Pre-budget meet: Fin sector seeks stable tax policy on capital gains, sec transactions

The suggestions included widening market access, providing tax incentives, and boosting fund allocations for NBFCs.
Image used for representational purpose only.
Image used for representational purpose only.

NEW DELHI: Financial industry leaders , in the second pre-budget meet held on Thursday, sought for stable and long-term tax policies on capital gains tax, shares transactions, and clarity on GST.

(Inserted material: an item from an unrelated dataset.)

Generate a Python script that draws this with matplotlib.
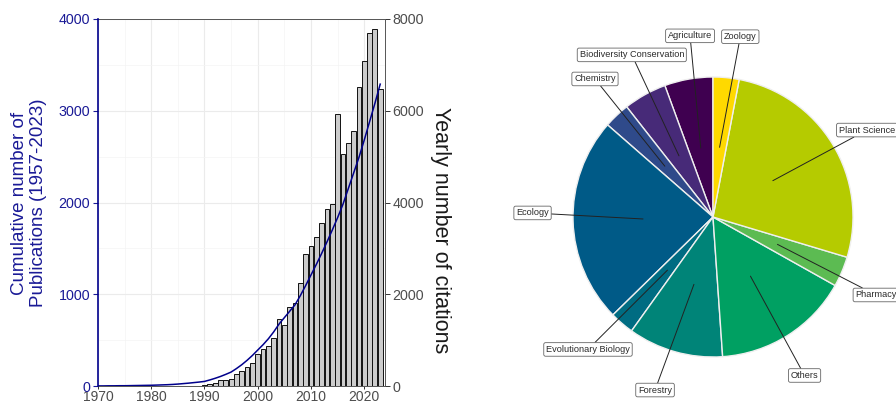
import numpy as np
import matplotlib
matplotlib.use("Agg")
import matplotlib.pyplot as plt
from matplotlib.ticker import MultipleLocator

plt.rcParams['font.family'] = ['Liberation Sans', 'DejaVu Sans']

# ---------------- data ----------------
cum_years = list(range(1970, 2024))
cum_pubs = [1, 1, 2, 2, 3, 3, 4, 5, 6, 7,
            8, 10, 12, 14, 17, 21, 26, 31, 37, 43,
            50, 66, 84, 104, 127, 152, 190, 232, 280, 333,
            392, 450, 515, 590, 675, 745, 815, 885, 985, 1095,
            1210, 1325, 1445, 1570, 1700, 1835, 1980, 2150, 2320, 2490,
            2680, 2880, 3080, 3290]

cit_years = list(range(1990, 2024))
citations = [15, 44, 58, 131, 135, 150, 262, 327, 422, 512,
             698, 799, 880, 1054, 1468, 1322, 1715, 1800, 2238, 2878,
             3052, 3256, 3546, 3860, 3960, 5930, 5060, 5305, 5550, 6511,
             7095, 7688, 7790, 6467]

left_ticks = [0, 1000, 2000, 3000, 4000]
right_ticks = [0, 2000, 4000, 6000, 8000]
x_ticks = [1970, 1980, 1990, 2000, 2010, 2020]

categories = ['Agriculture', 'Biodiversity Conservation', 'Chemistry', 'Ecology',
              'Evolutionary Biology', 'Forestry', 'Others', 'Pharmacy',
              'Plant Science', 'Zoology']
shares = [5.6, 5.0, 3.0, 23.8, 2.8, 11.0, 15.8, 3.5, 26.7, 3.0]
pie_colors = ['#3F0050', '#472A78', '#2F4A8A', '#005A87', '#006C82',
              '#008478', '#00A062', '#5CBB52', '#B5CB00', '#FFD900']

# label box positions (pie radius units), layout only
label_pos = [(-0.164, 1.294), (-0.58, 1.158), (-0.843, 0.986), (-1.289, 0.029),
             (-0.893, -0.946), (-0.414, -1.236), (0.654, -1.132), (1.165, -0.557),
             (1.10, 0.621), (0.195, 1.288)]

# ---------------- figure ----------------
W, H = 896, 403
fig = plt.figure(figsize=(W / 100, H / 100), dpi=100)

blue = '#1A1A96'
ax = fig.add_axes([98 / W, 17 / H, 287 / W, 367 / H])
ax.bar(cit_years, citations, width=0.9, color='#CCCCCC', edgecolor='#111111',
       linewidth=0.7, zorder=2)
ax.set_xlim(1970, 2023.9)
ax.set_ylim(0, 8000)
ax.set_xticks(x_ticks)
ax.set_yticks(right_ticks)
ax.xaxis.set_minor_locator(MultipleLocator(5))
ax.yaxis.set_minor_locator(MultipleLocator(1000))
ax.grid(which='major', color='#EBEBEB', lw=0.8)
ax.grid(which='minor', color='#F4F4F4', lw=0.5)
ax.set_axisbelow(True)

ax2 = ax.twinx()
ax2.plot(cum_years, cum_pubs, color='#00008B', lw=1.1, zorder=3)
ax2.set_ylim(0, 4000)
ax2.set_yticks(left_ticks)
ax2.yaxis.tick_left()
ax.yaxis.tick_right()

ax.tick_params(which='minor', length=0)
ax.tick_params(axis='y', which='major', length=3.5, width=0.7, color='#333333',
               labelsize=10.3, labelcolor='#4D4D4D', pad=2)
ax.tick_params(axis='x', which='major', length=2.5, width=0.7, color='#333333',
               labelsize=10, labelcolor='#4D4D4D', pad=0.5)
for s in ['top', 'right', 'bottom']:
    ax.spines[s].set_color('#555555')
    ax.spines[s].set_linewidth(0.7)
ax.spines['left'].set_visible(False)

ax2.tick_params(axis='y', length=3.5, width=0.8, color=blue, labelcolor=blue,
                labelsize=10.3, pad=2)
for s in ['top', 'right', 'bottom']:
    ax2.spines[s].set_visible(False)
ax2.spines['left'].set_color('#00008B')
ax2.spines['left'].set_linewidth(1.2)

fig.text(29 / W, 1 - 203 / H, 'Cumulative number of\nPublications (1957-2023)',
         rotation=90, ha='center', va='center', multialignment='center',
         fontsize=13.5, color=blue, linespacing=1.12)
fig.text(440 / W, 1 - 230 / H, 'Yearly number of citations', rotation=270,
         ha='center', va='center', fontsize=15.5, color='#1A1A1A')

# ---------------- pie ----------------
R = 140.0
cx, cy = 713.0, 217.0
pax = fig.add_axes([500 / W, 0, 396 / W, 1])
pax.pie(shares, colors=pie_colors, startangle=90, counterclock=True, radius=1,
        wedgeprops=dict(edgecolor='#EFEFEF', linewidth=1.0))
pax.set_aspect('auto')
pax.set_xlim(-(cx - 500) / R, (896 - cx) / R)
pax.set_ylim(-(H - cy) / R, cy / R)
pax.axis('off')

total = float(sum(shares))
cum = 0.0
for cat, sh, pos in zip(categories, shares, label_pos):
    mid = np.deg2rad(90 + 360 * (cum + sh / 2) / total)
    cum += sh
    pt = (0.5 * np.cos(mid), 0.5 * np.sin(mid))
    pax.annotate(cat, xy=pt, xytext=pos, ha='center', va='center',
                 fontsize=6.6, color='#2A2A2A', annotation_clip=False,
                 bbox=dict(boxstyle='round,pad=0.25,rounding_size=0.2',
                           fc='white', ec='#666666', lw=0.6),
                 arrowprops=dict(arrowstyle='-', color='#222222', lw=0.7,
                                 shrinkA=0, shrinkB=0))

fig.savefig('out.png', dpi=100)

The suggestions included widening market access, providing tax incentives, and boosting fund allocations for NBFCs. Discussions touched on GST implications for loans and service charges, as well as strategies to maintain capital within the country, particularly in relation to GIFT City.

Arun Kohli, MD and country head of Morgan Stanley India, emphasised the importance of stable and long-term tax policies. Experts also shared insights on capital gains tax and taxes related to the purchase and sale of shares. George Alexander Muthoot, MD of Muthoot Group, highlighted the need for widening the market and providing tax incentives to companies.

Raman Agarwal, FIDC director, suggested increasing funds allocation from SIDBI and NABARD to refinance NBFCs, considering the rise in NBFC loans and concerns raised by the RBI regarding excessive bank dependency. NBFCs are seeking clarity on GST for loans and service charges, he said.

Meanwhile, asset management companies discussed issues concerning GIFT City and strategies to retain capital within the country. In an another meeting, Vivek Jalan, Chairman of National Fiscal Affairs and Taxation Committee, Bengal Chamber of Commerce and Industry, suggested that the expenditure on scientific research should be incentivised so that Indian corporate spend more on R&D expenditure to manufacture indigenous products.

To streamline the reconciliation process under income tax, he proposed to link PAN and TAN, akin to the PAN-Aadhaar linkage. He also requested to remove the requirement for payers to issue TDS/TCS certificates and consider prescribing Form 26AS (generated through secure safeguards). He also proposed to cover the cases of excess payment of custom duty, resulting in refund to the importers under faceless e-assessment.